Use smartctl -h to get a usage summary
我们看看shannon的驱动包带了哪些工具
# rpm -qa|grep shan
shannon-2.6.32-431.el6.x86_64.x86_64-v2.6-9.x86_64
# rpm -ql shannon-2.6.32-431.el6.x86_64.x86_64-v2.6-9.x86_64
/lib/modules/2.6.32-431.el6.x86_64/extra/shannon/Module.symvers
/lib/modules/2.6.32-431.el6.x86_64/extra/shannon/shannon.ko
/lib/udev/rules.d/60-persistent-storage-shannon.rules
/usr/bin/shannon-attach
/usr/bin/shannon-beacon
/usr/bin/shannon-bugreport
/usr/bin/shannon-detach
/usr/bin/shannon-format
/usr/bin/shannon-status
挨个介绍一下这些管理工具的使用.
1. 绑定SSD卡给操作系统使用. 这个一般不需要操作, 除非你detach了.
# /usr/bin/shannon-attach -h
Usage: shannon-attach [OPTIONS] [device]
Attaches Direct-IO PCIe SSD card and makes it available to the operating system.
-h, --help
Display this usage message.
-n, --readonly
Attach the Direct-IO drive and set access mode to readonly.
-r, --reduced-write
Attach the Direct-IO drive and set access mode to reduced-write.

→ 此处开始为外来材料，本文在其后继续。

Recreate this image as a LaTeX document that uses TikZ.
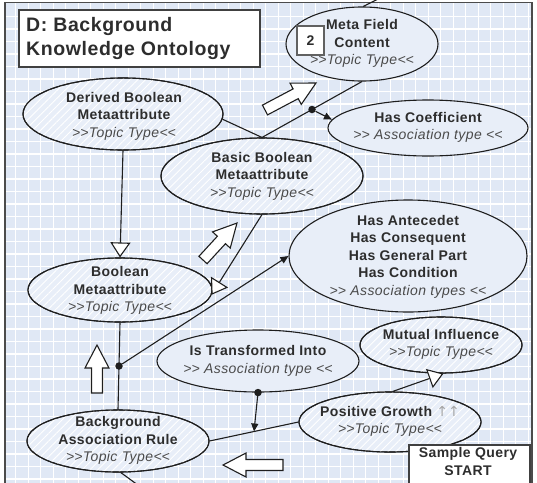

If no -n or -r option is given, set access mode to normal readwrite.
Device node for the Direct-IO PCIe SSD card (/dev/sctx).
2. LED标示, 一般用于在多个SSD中物理的区分.
# /usr/bin/shannon-beacon -h
Usage: shannon-beacon [OPTIONS] [device]
Lights the Direct-IO PCIe SSD card's yellow LED to locate the device.
This utility always turns the LED on, unless you specifically use the -o option.
-h, --help
Display this usage message.
Light on the yellow LED.
Turn off the yellow LED.
Device node for the Direct-IO PCIe SSD card (/dev/sctx).
3. 收集BUG报告. 例如
# /usr/bin/shannon-bugreport -h
usage: shannon-bugreport
# /usr/bin/shannon-bugreport
$hostname$
Linux-2.6.32-431.el6.x86_64
Copying files into system...
Copying files into system...
Copying files into system...
Copying files into proc...
Copying files into proc/self...
Copying files into log...
Copying files into log...
Copying files into log...
Copying files into log...
Dumping dmesg ...
Copying files into sys...
Copying files into sys...
Copying files into sys...
Copying files into sys...
Dumping lspci -vvvvv...
Dumping uname -a...
Dumping hostname ...
Dumping ps aux...
Dumping ps aux --sort start_time...
Dumping pstree ...
Dumping lsof ...
Dumping w ...
Dumping lsmod ...
Dumping dmidecode ...
Dumping sar -A...
Dumping sar -r...
Dumping sar ...
Dumping iostat -dmx 1 5...
Dumping vmstat 1 5...
Dumping top -bc -d1 -n5...
Copying files into disk...
Copying files into disk...
Dumping df -h...
Dumping pvs ...
Dumping vgs ...
Dumping lvs ...
Dumping dmsetup table...
Dumping dmsetup status...
Gathering information using shannon-status...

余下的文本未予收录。